When to subtract openings and when not to
Many professionals subtract only large openings, especially for siding. That is because cuts around windows and doors still consume material. For paint, subtracting openings is usually more appropriate because paint usage tracks the actual coated surface more directly. For sheathing, openings may still require full-sheet layout before cutout removal, so over-subtracting can understate your needs.
- Subtract openings for: paint, insulation board, net finish coverage calculations
- Partially subtract or ignore small openings for: siding estimates where trim cuts and starter waste offset the missing area
- Review product specs: some systems require overlap, starter strips, corner boards, and accessories not included in wall square footage
Helpful authoritative resources
For broader guidance on home envelopes, energy efficiency, and exterior work planning, these authoritative sources are useful:
- U.S. Department of Energy: Air Sealing Your Home
- U.S. Department of Housing and Urban Development: Home Improvements
- University of Minnesota Extension: Siding Repair and Replacement
Practical estimating tips for better accuracy
- Measure twice and write dimensions in feet and inches before converting.
- Use decimal feet consistently in your calculator inputs.
- Take separate measurements for each gable end if the house is not symmetrical.
- Photograph the wall and sketch the shape before ordering material.
- Confirm if your material supplier sells gross coverage or exposed coverage.
- Increase waste when cuts are complex, trim details are heavy, or color matching matters.
- Round purchases up to full cartons, bundles, or sheets, not just exact square footage.
Final thoughts on using a wall square footage calculator with a gable roof
A gable wall is one of the easiest places to lose accuracy if you estimate too quickly.
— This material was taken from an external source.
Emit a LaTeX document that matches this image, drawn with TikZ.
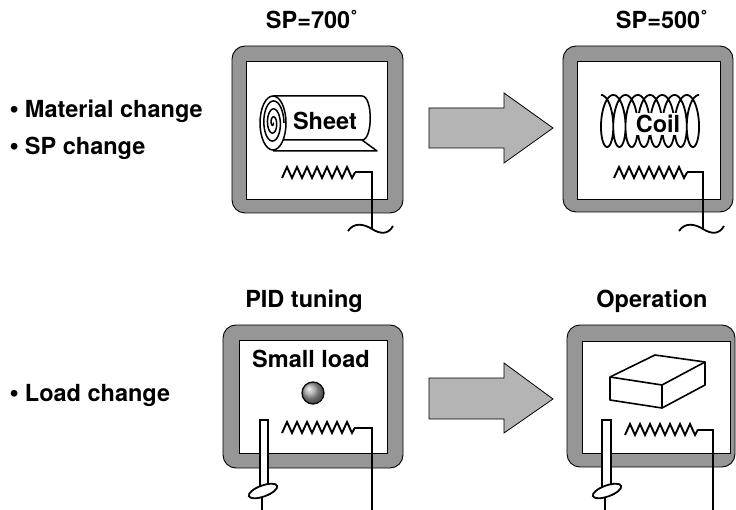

The fix is straightforward: calculate the rectangle, calculate the triangle, subtract openings where appropriate, and then add a realistic waste factor. This calculator square feet on a wall with a gable roof helps you do that instantly while also showing the breakdown visually in a chart.
Whether you are pricing siding for a detached garage, buying paint for a cabin, estimating insulation for a workshop, or planning sheathing for a renovation, the method is the same. Good measurements lead to better budgets, smoother installs, and fewer mid-project surprises. If you are ordering expensive materials or matching a specific finish, precise area calculations are worth the extra minute.